The Cortez Family - (l to r) (back) Parents Carla Gugino, Antonio Banderas (front) the Spy Kids - Daryl Sabara, Alexa Vega in Spy Kids (2001)
The Cortez Family – (l to r) (back) Parents Carla Gugino, Antonio Banderas (front) the Spy Kids – Daryl Sabara, Alexa Vega

Robert Rodriguez and the principals all paired up again for three sequels – Spy Kids 2: Island of Lost Dreams (2002), Spy Kids 3-D: Game Over (2003), Spy Kids: All the Time in the World (2011) and Spy Kids: Armageddon (2023), followed by the animated tv series Spy Kids: Mission Critical (2018).
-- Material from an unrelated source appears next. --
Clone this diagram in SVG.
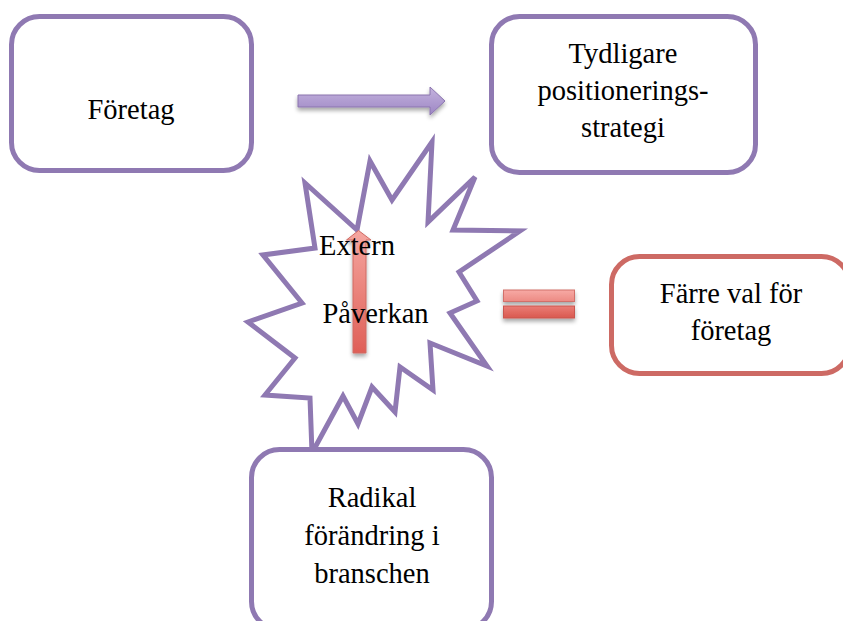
<svg xmlns="http://www.w3.org/2000/svg" width="843" height="621" viewBox="0 0 843 621">
  <defs>
    <style>
      .box { fill: #ffffff; stroke: #8f79b2; stroke-width: 5; }
      .box-red { fill: #ffffff; stroke: #cd6a64; stroke-width: 5; }
      .star { fill: #ffffff; stroke: #8f79b2; stroke-width: 5; stroke-linejoin: miter; }
      .label { font-family: "Liberation Serif", "Times New Roman", serif; font-size: 28.5px; fill: #000000; text-anchor: middle; }
      .label-start { font-family: "Liberation Serif", "Times New Roman", serif; font-size: 28.5px; fill: #000000; }
    </style>
    <linearGradient id="gradPurple" x1="0" y1="0" x2="0" y2="1">
      <stop offset="0" stop-color="#c4b3de"/>
      <stop offset="1" stop-color="#9d86c4"/>
    </linearGradient>
    <linearGradient id="gradRedV" x1="0" y1="0" x2="1" y2="0">
      <stop offset="0" stop-color="#e8736b"/>
      <stop offset="1" stop-color="#f4a29c"/>
    </linearGradient>
    <linearGradient id="gradRedUp" x1="0" y1="0" x2="0" y2="1">
      <stop offset="0" stop-color="#f5a6a0"/>
      <stop offset="1" stop-color="#df5f57"/>
    </linearGradient>
    <linearGradient id="gradBarTop" x1="0" y1="0" x2="0" y2="1">
      <stop offset="0" stop-color="#f7aaa5"/>
      <stop offset="1" stop-color="#ec8a83"/>
    </linearGradient>
    <linearGradient id="gradBarBottom" x1="0" y1="0" x2="0" y2="1">
      <stop offset="0" stop-color="#ea7d76"/>
      <stop offset="1" stop-color="#d9594f"/>
    </linearGradient>
    <filter id="shadow" x="-30%" y="-50%" width="160%" height="220%">
      <feGaussianBlur in="SourceAlpha" stdDeviation="2"/>
      <feOffset dx="0" dy="3" result="blur"/>
      <feComponentTransfer><feFuncA type="linear" slope="0.35"/></feComponentTransfer>
      <feMerge><feMergeNode/><feMergeNode in="SourceGraphic"/></feMerge>
    </filter>
  </defs>

  <rect width="843" height="621" fill="#ffffff"/>

  <!-- nodes -->
  <g id="node-foretag">
    <rect class="box" x="11.5" y="16.5" width="240" height="154" rx="28" ry="28"/>
    <text class="label" x="131" y="119">Företag</text>
  </g>

  <g id="node-tydligare">
    <rect class="box" x="491.5" y="16.5" width="264" height="156" rx="28" ry="28"/>
    <text class="label" x="623" y="63">Tydligare</text>
    <text class="label" x="623" y="100">positionerings-</text>
    <text class="label" x="623" y="137">strategi</text>
  </g>

  <g id="node-extern">
    <polygon class="star" points="357,230 370,161 392,200 432,142 428,222 475,177 453,230 520,231 459,272 477,301 450,313 487,366 430,343 433,390 400,367 395,412 372,387 358,424 343,396 312,453 310,398 265,395 295,358 248,322 302,303 263,255 315,248 305,183"/>
  </g>

  <g id="node-farre">
    <rect class="box-red" x="611.5" y="256.5" width="238" height="117" rx="28" ry="28"/>
    <text class="label" x="731" y="303">Färre val för</text>
    <text class="label" x="731" y="340">företag</text>
  </g>

  <g id="node-radikal">
    <rect class="box" x="251.5" y="449.5" width="240" height="180" rx="28" ry="28"/>
    <text class="label" x="372" y="507">Radikal</text>
    <text class="label" x="372" y="545">förändring i</text>
    <text class="label" x="372" y="583">branschen</text>
  </g>

  <!-- connectors -->
  <g id="connectors">
    <path d="M298,95 L430,95 L430,87 L445,101 L430,115 L430,107 L298,107 Z" fill="url(#gradPurple)" stroke="#8a74ae" stroke-width="1" filter="url(#shadow)"/>
    <path d="M353,353 L353,240 L346.5,240 L358.5,230.5 L371,240 L366,240 L366,353 Z" fill="url(#gradRedUp)" stroke="#cf6a63" stroke-width="1" filter="url(#shadow)"/>
    <g id="equals" filter="url(#shadow)">
      <rect x="503.5" y="290" width="71" height="11.5" fill="url(#gradBarTop)" stroke="#d2706a" stroke-width="1"/>
      <rect x="503.5" y="306" width="71" height="12" fill="url(#gradBarBottom)" stroke="#c9574f" stroke-width="1"/>
    </g>
  </g>

  <!-- burst labels drawn over the arrow -->
  <g id="extern-labels">
    <text class="label-start" x="319" y="255">Extern</text>
    <text class="label-start" x="322.5" y="323">Påverkan</text>
  </g>
</svg>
Robert Rodriguez’s other films of genre interest are the vampire/getaway thriller From Dusk Till Dawn (1996); the witty teen body snatchers film The Faculty (1998); the graphic novel adaptation/film noir pastiche Sin City (2005) and Sin City: A Dame to Kill For (2014); the children’s film The Adventures of Sharkboy and Lavagirl in 3-D (2005); the zombie film Planet Terror (2007), half of the Quentin Tarantino collaboration Grindhouse (2007); the children’s film Shorts (2009); Machete Kills (2013), a sequel to his earlier Mexican-themed action film that frequently enters into science-fiction territory; the manga adaptation Alita: Battle Angel (2019); Red 11 (2019), a mind-bending work set during an experimental drug trial; the kid superheroes film We Can Be Heroes (2020); and the reality-bending Hypnotic (2023). Rodriguez has also produced From Dusk Till Dawn 2: Texas Blood Money (1999), From Dusk Till Dawn 3: The Hangman’s Daughter (2000) and Predators (2010), as well as developed the tv series From Dusk Till Dawn (2014-6).

(Nominee for Best Actress (Alexa Vega) at this site’s Best of 2001 Awards).